When you open up and feel so amazingly close to someone it’s easy to feel like you can bend the rules or you have to trust someone you love so much. Unfortunately once you let things out you never know who knows what. Remember you don’t show someone you love them by breaking the rules. You show them you love them by NOT letting them break the rules. Unfortunately when things go wrong they often go very wrong in here, and the people you’re the very closest to are the most likely to be upset and may feel hurt enough to want to hurt you.
Imvu doesn’t want to talk about it or seem to want to do anything about it either but there are child pornographers and predators in here. I know someone that was pursuing them and I’m trying to get her to tell the story. I live in and talk about the good side here. My job with this is pretty much showing how much fun it can be and trying to inspire you. But just know that there is a dark side and the rules about protecting your personal information aren’t just guides and they are there for a reason, to protect you! Enough said but know that I love you and want to help you have fun but stay safe above all.

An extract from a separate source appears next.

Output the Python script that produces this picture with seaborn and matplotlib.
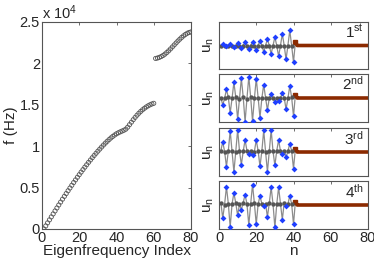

Yes, passion is great and I love that as much or more than anyone (hey no comments… giggles!) Maybe I’m weird though because I really do feel just as strong of a bond and as powerful and vivid emotions sometimes without it. Sometimes it’s good things like dancing and laughing with my closest friends or cuddling and confessing things between classes and work and kids.
Sometimes its sharing very painful things, being there for someone you really care about going through a really hard time in life. Maybe it’s a friend that was considering suicide, or painful real life breakup, or a parent passing away. Yes it’s been a tough week, a heart wrenching week in many ways. But I wouldn’t trade a minute of it.

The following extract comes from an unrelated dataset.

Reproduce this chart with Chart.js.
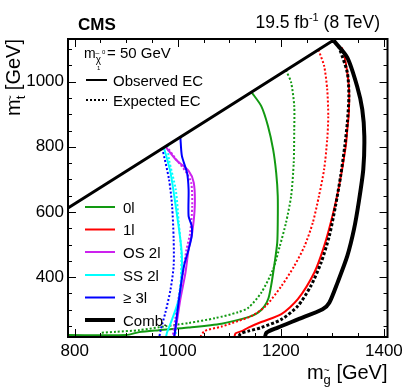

Relationships are built on shared emotions and it may be painful to share some things, but that’s what IMVU is for, it’s for sharing. And that’s why it’s so good at building relationships. Sometimes it’s not easy and sometimes it’s the most beautiful amazing thing ever. It’s funny, in a way it does kind of point out why the bad times are actually a necessary part of life.
I can’t say how much I love being there for my amazing friends. I love sharing tears as much as screams. I guess life is kind of similar to the movie Monsters Inc. Tears are just as powerful as orgasms. Though imagining them trying to capture the power of an orgasm is kind of sexy (though I would have to use a password on this pose if I tried to show that!) Maybe that could be the sequel to Monsters Inc where they realize that orgasms are even more powerful than laughter, lol. RAWR!!!
Christi was the one that honestly taught me the power of gifts and how effective that could be in making someone fall in love with you. I was in love, engaged actually. You have to be loving for sure, write great notes with them, and be there for them at the right time. But how else can you make some smile for the cost of a postage stamp. And if you add several smiles together with someone that comes here to feel sexy and have fun you’ll probably find that generosity does lead to happiness too.
I’m not sure if this as universal but at least for me I found that I can’t truly enjoy things here without helping other people to enjoy it too. Generosity doesn’t have to be with credits. I am spending a lot of time trying to make this a valuable resource because it makes me happy. We all have different ways of helping but however you do it, helping others leads to happiness, here and in real life too.
In a RL relationship you do normal things together. A good friend Gabby that’s great at relationships, tries to do normal things together here too, like eating together or just hanging out and watching youtube.